Indira Gandhi was reportedly impressed with the Madras lawyer’s translation of her speech and Chidambaram became the one-man think-tank of Moopanar. Thus did he manage to become MP time and again though he belonged to the numerically small Nattukkottai Chettiar community, a Tamil counterpart of the Marwaris.

First made a Deputy Minister by Rajiv Gandhi, Chidambaram was the brain behind the infamous defamation bill. It was withdrawn following furious opposition, but his stocks went up within the party and the government in the aftermath.

When Moopanar walked out of the Congress protesting alliance with the unpopular Jayalalithaa-led AIADMK in 1996, Chidambaram followed suit. The fledgling Tamil Manila Congress joined hands with the DMK to score a stunning victory, blanking out the official Congress. In the United Front government that followed, Chidambaram bagged the Finance Ministry. His ‘dream budget’ of 1996-97, proposing many business-friendly reforms, predictably earned him kudos among industrialists. Unfortunately for them and Chidambaram, the dream didn’t transform to reality and he was blamed for many subsequent difficulties. But his prestige had gone up several notches, and he could be said to have cemented his position in circles that matter.

It may also be interesting to know that he had once been rather close to N Ram of The Hindu and was among the small Left group that used to bring out the now defunct Radical Review. But the radical had few qualms embracing liberalization, a pragmatic streak he was to show time and again.

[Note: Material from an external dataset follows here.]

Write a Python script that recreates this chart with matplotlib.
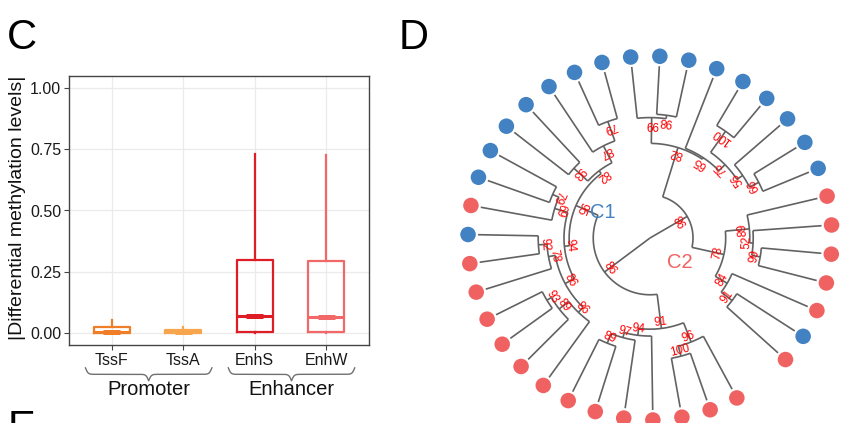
import numpy as np
import matplotlib
matplotlib.use("Agg")
import matplotlib.pyplot as plt
from matplotlib.transforms import blended_transform_factory

plt.rcParams["font.family"] = "Liberation Sans"

# ---- panel C: box summaries ----
CATEGORIES = ["TssF", "TssA", "EnhS", "EnhW"]
BOX_COLORS = ["#F07D28", "#F8A64E", "#DF1D27", "#F26767"]
WHISKER_LO = [0.0, 0.0, 0.0, 0.0]
Q1 = [0.0, 0.0, 0.004, 0.004]
MEDIAN = [0.004, 0.004, 0.068, 0.066]
Q3 = [0.025, 0.012, 0.298, 0.294]
WHISKER_HI = [0.052, 0.022, 0.731, 0.725]
GROUPS = ["Promoter", "Enhancer"]
GROUP_MEMBERS = [(0, 1), (2, 3)]
Y_TICKS = [0.0, 0.25, 0.50, 0.75, 1.00]

# ---- panel D: clustering tree, internal labels are bootstrap support ----
TREE = ("((((t1,(t2,t3)100:0.06)96:0.12,(t4,(t5,(t6,t7)89:0.06)97:0.03)94:0.04)91:0.20,"
        "((((t8,(t9,(t10,t11)93:0.03)89:0.07)86:0.04,(t12,(t13,t14)92:0.05)78:0.04)86:0.06,"
        "(t15,(t16,t17)79:0.04)69:0.08)94:0.03,"
        "((t18,t19)93:0.11,(t20,(t21,t22)79:0.12)87:0.11)82:0.02)95:0.14)86:0.33,"
        "(((t23,(t24,t25)98:0.02)99:0.15,"
        "(t26,((t27,t28)100:0.15,(t29,(t30,t31)66:0.06)56:0.04)75:0.05)65:0.01)82:0.30,"
        "((t32,(t33,(t34,t35)99:0.05)52:0.02)89:0.14,(t36,(t37,t38)91:0.08)84:0.08)78:0.19)98:0.25);")
TIP_GROUP = ["C2", "C2", "C2", "C2", "C2", "C2", "C2", "C2", "C2", "C2",
             "C2", "C2", "C2", "C1", "C2", "C1", "C1", "C1", "C1", "C1",
             "C1", "C1", "C1", "C1", "C1", "C1", "C1", "C1", "C1", "C1",
             "C1", "C2", "C2", "C2", "C2", "C2", "C1", "C2"]
GROUP_COLORS = {"C1": "#4282C2", "C2": "#F06262"}

# tree geometry (pixels, screen angles clockwise from east)
CX, CY = 650, 238
R_TIP = 172
DOT_R = 182
START_ANGLE = 61.5
STEP = 9.2


def parse_newick(s):
    pos = 0

    def node():
        nonlocal pos
        children = []
        if s[pos] == "(":
            pos += 1
            children.append(node())
            while s[pos] == ",":
                pos += 1
                children.append(node())
            pos += 1
        start = pos
        while s[pos] not in ",():;":
            pos += 1
        label = s[start:pos]
        length = 0.0
        if s[pos] == ":":
            pos += 1
            start = pos
            while s[pos] not in ",();":
                pos += 1
            length = float(s[start:pos])
        return {"label": label, "length": length, "children": children}

    return node()


def layout(nd, depth, state):
    if not nd["children"]:
        nd["r"] = 1.0
        nd["angle"] = START_ANGLE + state["k"] * STEP
        nd["group"] = TIP_GROUP[state["k"]]
        state["k"] += 1
        return
    for ch in nd["children"]:
        layout(ch, depth + ch["length"], state)
    nd["r"] = depth
    nd["angle"] = np.mean([c["angle"] for c in nd["children"]])


def polar(r, a):
    t = np.radians(a)
    return CX + R_TIP * r * np.cos(t), CY + R_TIP * r * np.sin(t)


def draw_tree(ax, nd, tips):
    line_kw = dict(color="#626262", lw=1.2, solid_capstyle="butt", clip_on=False)
    if not nd["children"]:
        tips.append(nd)
        return
    angs = [c["angle"] for c in nd["children"]]
    if nd["r"] > 0:
        a = np.linspace(min(angs), max(angs), 60)
        x, y = polar(nd["r"], a)
        ax.plot(x, y, **line_kw)
    for ch in nd["children"]:
        x0, y0 = polar(nd["r"], ch["angle"])
        x1, y1 = polar(ch["r"], ch["angle"])
        ax.plot([x0, x1], [y0, y1], **line_kw)
        draw_tree(ax, ch, tips)
    if nd["label"]:
        x, y = polar(nd["r"], nd["angle"])
        ax.text(x, y, nd["label"], color="#FF0000", fontsize=8.5,
                rotation=90 - nd["angle"], rotation_mode="anchor",
                ha="center", va="bottom")


def curly_brace(ax, x0, x1, y_top, height, beta=55):
    x = np.linspace(x0, x1, 401)
    half = x[:201]
    yh = 1 / (1 + np.exp(-beta * (half - half[0]))) + 1 / (1 + np.exp(-beta * (half - half[-1])))
    yy = np.concatenate([yh, yh[-2::-1]]) - 0.5
    tr = blended_transform_factory(ax.transData, ax.transAxes)
    ax.plot(x, y_top - yy * height, color="#707070", lw=1.0, transform=tr, clip_on=False)


fig = plt.figure(figsize=(8.41, 4.23), dpi=100)

# ---------------- panel C ----------------
ax = fig.add_axes([69 / 841, 78 / 423, 300 / 841, 269 / 423])
pos = np.arange(1, len(CATEGORIES) + 1)
for i, c in enumerate(BOX_COLORS):
    st = dict(med=MEDIAN[i], q1=Q1[i], q3=Q3[i], whislo=WHISKER_LO[i], whishi=WHISKER_HI[i])
    ax.bxp([st], positions=[pos[i]], widths=0.5, showfliers=False, showcaps=False,
           boxprops=dict(color=c, lw=1.6), whiskerprops=dict(color=c, lw=1.6),
           medianprops=dict(color=c, lw=2.2))
    ax.hlines(MEDIAN[i], pos[i] - 0.12, pos[i] + 0.12, color=c, lw=3.6)

ax.set_xlim(0.4, 4.6)
ax.set_ylim(-0.05, 1.05)
ax.set_xticks(pos)
ax.set_xticklabels(CATEGORIES)
ax.set_yticks(Y_TICKS)
ax.set_yticklabels([f"{v:.2f}" for v in Y_TICKS])
ax.grid(color="#EBEBEB", lw=0.9)
ax.set_axisbelow(True)
for sp in ax.spines.values():
    sp.set_color("#444444")
    sp.set_linewidth(1.0)
ax.tick_params(length=3.5, width=0.8, color="#444444", labelsize=11.5,
               labelcolor="#1A1A1A", pad=2)

tr = blended_transform_factory(ax.transData, ax.transAxes)
for name, (g0, g1) in zip(GROUPS, GROUP_MEMBERS):
    curly_brace(ax, pos[g0] - 0.37, pos[g1] + 0.40, -0.085, 0.048)
    ax.text((pos[g0] + pos[g1]) / 2 + 0.02, -0.167, name, transform=tr,
            ha="center", va="center", fontsize=14.5, color="#111111")

fig.text(18 / 841, 1 - 208 / 423, "|Differential methylation levels|", rotation=90,
         ha="center", va="center", fontsize=14, color="#111111")

# ---------------- panel D ----------------
ax2 = fig.add_axes([430 / 841, 0, 411 / 841, 1])
ax2.set_xlim(430, 841)
ax2.set_ylim(423, 0)
ax2.axis("off")

root = parse_newick(TREE)
layout(root, 0.0, {"k": 0})
tips = []
draw_tree(ax2, root, tips)
tx, ty = polar(DOT_R / R_TIP, np.array([t["angle"] for t in tips]))
ax2.scatter(tx, ty, s=125, c=[GROUP_COLORS[t["group"]] for t in tips],
            edgecolors="none", zorder=3, clip_on=False)

ax2.text(603, 213, "C1", color=GROUP_COLORS["C1"], fontsize=14.5, ha="center", va="center")
ax2.text(680, 262, "C2", color=GROUP_COLORS["C2"], fontsize=14.5, ha="center", va="center")

# panel letters
fig.text(7 / 841, 1 - 49 / 423, "C", fontsize=30, va="baseline")
fig.text(399 / 841, 1 - 49 / 423, "D", fontsize=30, va="baseline")
fig.text(8 / 841, 1 - 440 / 423, "E", fontsize=30, va="baseline")

fig.savefig("out.png", dpi=100)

When Moopanar executed a 180 degree turn to align with Jayalalitha in 2001, Chidambaram moved out and launched the TMC Democratic Forum. Soon, he floated the ‘Congress Jananayaga Peravai’ and tried fleetingly to get into the Union Cabinet of Atal Bihari Vajpayee, but it wasn’t to be. Instead, he would merge his party with the Congress and become the Finance Minister in the first United Progressive Alliance (UPA) in 2004. Back in 1996, the Finance Ministry was a gift from his leader Moopanar, but eight years later, he had raced to the top all on the weight of his own perceived merits.

An indication of his reputation can be gauged from the fact that he was made Home Minister when Shivraj Patil came under pressure to quit in the aftermath of the Mumbai terror attacks of 2008. He retained the portfolio right till 2014. His tenure is remembered for Operation Green Hunt, a ruthless crackdown on Maoists but an operation in which many innocent tribals too suffered heavily. Critics assert that Muslims too were the victims of the government’s highhandedness under his watch.

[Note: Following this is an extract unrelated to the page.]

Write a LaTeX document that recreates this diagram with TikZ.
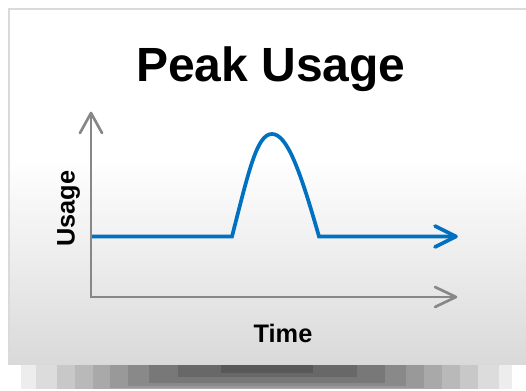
\documentclass[tikz,border=0pt]{standalone}
\usepackage{fontspec}
\setmainfont{Liberation Sans}
\definecolor{axisgray}{RGB}{135,135,135}
\definecolor{usageblue}{RGB}{0,112,192}
\definecolor{cardedge}{RGB}{218,218,218}
\definecolor{cardbottom}{RGB}{217,217,217}
\tikzset{every picture/.style={line width=0.75pt}}

\begin{document}
\begin{tikzpicture}[x=0.75pt,y=0.75pt,yscale=-1,xscale=1,
	axisline/.style={draw=axisgray, line width=2},
	usageline/.style={draw=usageblue, line width=2.8},
	tiphead/.style={line cap=round, line join=round},
	labeltext/.style={font=\fontsize{19}{23}\selectfont\bfseries}]
	\useasboundingbox (0,0) rectangle (526,391);

	%Shape: Shadow bands
	\fill [color={rgb, 255:red, 237; green, 237; blue, 237 }] (21,365) rectangle (512,389) ;
	\fill [color={rgb, 255:red, 220; green, 220; blue, 220 }] (36,365) rectangle (499,389) ;
	\fill [color={rgb, 255:red, 200; green, 200; blue, 200 }] (57,365) rectangle (478,389) ;
	\fill [color={rgb, 255:red, 185; green, 185; blue, 185 }] (75,365) rectangle (460,389) ;
	\fill [color={rgb, 255:red, 169; green, 169; blue, 169 }] (93,365) rectangle (442,389) ;
	\fill [color={rgb, 255:red, 153; green, 153; blue, 153 }] (110,365) rectangle (424,388) ;
	\fill [color={rgb, 255:red, 137; green, 137; blue, 137 }] (128,365) rectangle (406,386) ;
	\fill [color={rgb, 255:red, 120; green, 120; blue, 120 }] (149,365) rectangle (385,383) ;
	\fill [color={rgb, 255:red, 104; green, 104; blue, 104 }] (178,365) rectangle (357,377) ;
	\fill [color={rgb, 255:red, 88; green, 88; blue, 88 }] (221,365) rectangle (313,373) ;

	%Shape: Card
	\fill [white] (9,9) rectangle (540,160) ;
	\shade [top color=white, bottom color=cardbottom] (9,159) rectangle (540,365) ;
	\draw [draw=cardedge, line width=2] (9,365) -- (9,9) -- (540,9) ;

	% Points of the chart
	\coordinate (origin) at (91,297);
	\coordinate (ytip) at (91,113);
	\coordinate (xtip) at (456,297);
	\coordinate (bstart) at (92,236.5);
	\coordinate (rise) at (232,236.5);
	\coordinate (peak) at (272,134);
	\coordinate (fall) at (319,236.5);
	\coordinate (btip) at (456,236.5);

	%Straight Lines: axes
	\draw [axisline]  (ytip) -- (origin) -- (xtip) ;
	\draw [axisline, tiphead, shift={(ytip)}, rotate = 90]  (20,-11) -- (0,0) -- (20,11) ;
	\draw [axisline, tiphead, shift={(xtip)}, rotate = 180]  (21,-10) -- (0,0) -- (21,10) ;

	%Curve Lines: usage
	\draw [usageline]  (bstart) -- (rise) .. controls (249,170) and (257,134) .. (peak) .. controls (287,134) and (300,170) .. (fall) -- (btip) ;
	\draw [usageline, tiphead, shift={(btip)}, rotate = 180]  (21,-10.5) -- (0,0) -- (21,10.5) ;

	% Text Node
	\node [anchor=base, font=\fontsize{36}{43}\selectfont\bfseries] (title) at (271,82) {Peak Usage};
	% Text Node
	\node [labeltext, anchor=base, rotate=90] (ylabel) at (74.5,208.5) {Usage};
	% Text Node
	\node [labeltext, anchor=base] (xlabel) at (283,343) {Time};

\end{tikzpicture}
\end{document}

Still, such is the aura he has acquired over a period of time that he remains highly valued by the Congress high command as also among liberals. As for the INX Media or the Aircel-Maxis cases, the evidence against him is highly circumstantial, no doubt. But one shouldn’t forget his name figured prominently in the Fairgrowth scam of the Narasimha Rao era—besides, when the Indian Bank seemed on the verge of collapse in the nineties, Chidambaram had a lot to answer for with regard to unsecured loans. That he didn’t is another issue altogether.

His son Karti, now an MP, has figured in a few scams, accumulated wealth quite probably disproportionate to his known sources of income. Chidambaram does hail from a traditionally rich industrialist family, and his wife is a lawyer of repute in her own right. But Karti, the businessman, is their creation in more senses than one, and his burgeoning wealth inevitably raised eyebrows all round.

The father-son duo is likely to be hauled from one court to another, and the resulting media frenzy would add further to Chidambaram’s embarrassment. With Congress’s fortunes at its lowest ebb, the tribulations of the Chidambarams would continue for the foreseeable future.  Solicitor General Tushar Mehta told the courts, “Chidambaram has tremendous potential of not cooperating in probe since he is highly intelligent…” It remains to be seen whether this much-famed intelligence will pull him through.